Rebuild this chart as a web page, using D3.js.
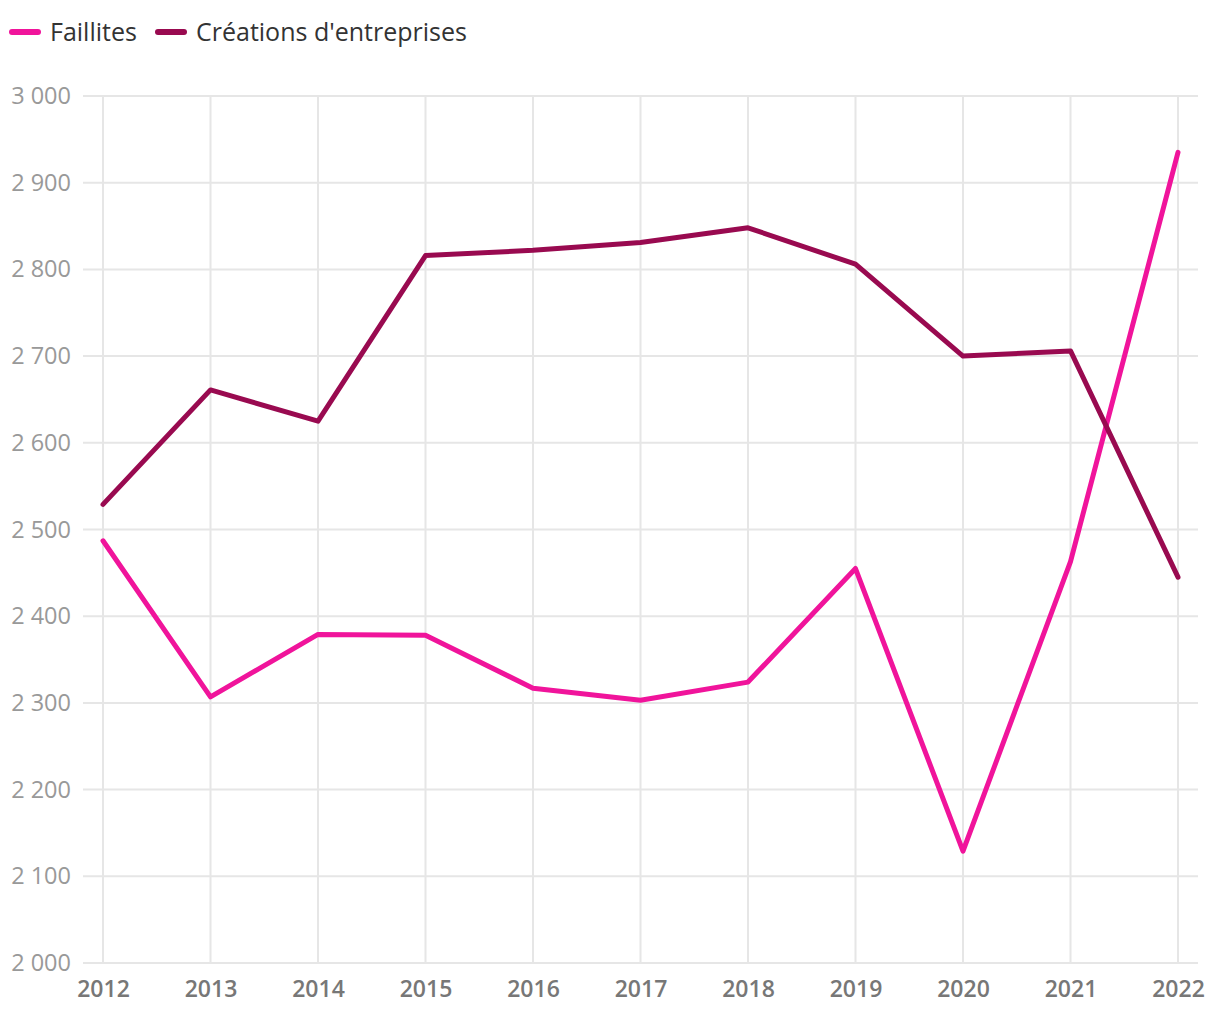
<!DOCTYPE html>
<html>
<head>
<meta charset="utf-8">
<script src="https://cdn.jsdelivr.net/npm/d3@7"></script>
<style>
  body { margin: 0; background: #fff; font-family: "Open Sans", sans-serif; }
</style>
</head>
<body>
<div id="chart"></div>
<script>
const years = [2012, 2013, 2014, 2015, 2016, 2017, 2018, 2019, 2020, 2021, 2022];
const faillites = [2487, 2307, 2379, 2378, 2317, 2303, 2324, 2455, 2129, 2463, 2935];
const creations = [2529, 2661, 2625, 2816, 2822, 2831, 2848, 2806, 2700, 2706, 2445];
const yTicks = [2000, 2100, 2200, 2300, 2400, 2500, 2600, 2700, 2800, 2900, 3000];

const series = [
  { name: "Faillites", values: faillites, color: "#f0149b" },
  { name: "Créations d'entreprises", values: creations, color: "#990a50" }
];

const svgWidth = 1220;
const svgHeight = 1020;

const svg = d3.select("#chart")
  .append("svg")
  .attr("width", svgWidth)
  .attr("height", svgHeight);

// scales
const x = d3.scalePoint()
  .domain(years)
  .range([103, 1178]);

const y = d3.scaleLinear()
  .domain([2000, 3000])
  .range([963, 96]);

const fmt = d => d3.format(",")(d).replace(/,/g, " ");

// horizontal grid lines
svg.append("g")
  .selectAll("line")
  .data(yTicks)
  .enter()
  .append("line")
  .attr("x1", 83)
  .attr("x2", 1198)
  .attr("y1", d => y(d))
  .attr("y2", d => y(d))
  .attr("stroke", "#e6e6e6")
  .attr("stroke-width", 2);

// vertical grid lines
svg.append("g")
  .selectAll("line")
  .data(years)
  .enter()
  .append("line")
  .attr("x1", d => x(d))
  .attr("x2", d => x(d))
  .attr("y1", y(3000))
  .attr("y2", y(2000))
  .attr("stroke", "#e6e6e6")
  .attr("stroke-width", 2);

// y axis labels
const yAxis = d3.axisLeft(y).tickValues(yTicks).tickFormat(fmt).tickSize(0).tickPadding(0);
svg.append("g")
  .attr("transform", "translate(71,0)")
  .call(yAxis)
  .call(g => g.select(".domain").remove())
  .selectAll("text")
  .attr("font-family", "'Open Sans', sans-serif")
  .attr("font-size", 23.5)
  .attr("font-weight", 500)
  .attr("fill", "#999");

// x axis labels
const xAxis = d3.axisBottom(x).tickSize(0).tickPadding(0);
svg.append("g")
  .attr("transform", "translate(0,981)")
  .call(xAxis)
  .call(g => g.select(".domain").remove())
  .selectAll("text")
  .attr("font-family", "'Open Sans', sans-serif")
  .attr("font-size", 23)
  .attr("font-weight", 600)
  .attr("fill", "#777");

// lines
const line = d3.line()
  .x((d, i) => x(years[i]))
  .y(d => y(d));

svg.append("g")
  .selectAll("path")
  .data(series)
  .enter()
  .append("path")
  .attr("d", d => line(d.values))
  .attr("fill", "none")
  .attr("stroke", d => d.color)
  .attr("stroke-width", 5)
  .attr("stroke-linejoin", "round")
  .attr("stroke-linecap", "round");

// legend
const legend = svg.append("g").attr("transform", "translate(0,32)");
const legendX = [12, 158];
series.forEach((s, i) => {
  const g = legend.append("g").attr("transform", `translate(${legendX[i]},0)`);
  g.append("line")
    .attr("x1", 0).attr("x2", 26)
    .attr("y1", 0).attr("y2", 0)
    .attr("stroke", s.color)
    .attr("stroke-width", 6)
    .attr("stroke-linecap", "round");
  g.append("text")
    .attr("x", 38)
    .attr("y", 9)
    .attr("font-family", "'Open Sans', sans-serif")
    .attr("font-size", 25)
    .attr("fill", "#333")
    .text(s.name);
});
</script>
</body>
</html>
+===+
Copy in full each line that holds the word "chart".

Rebuild this chart as a web page, using D3.js.
<div id="chart"></div>
const svg = d3.select("#chart")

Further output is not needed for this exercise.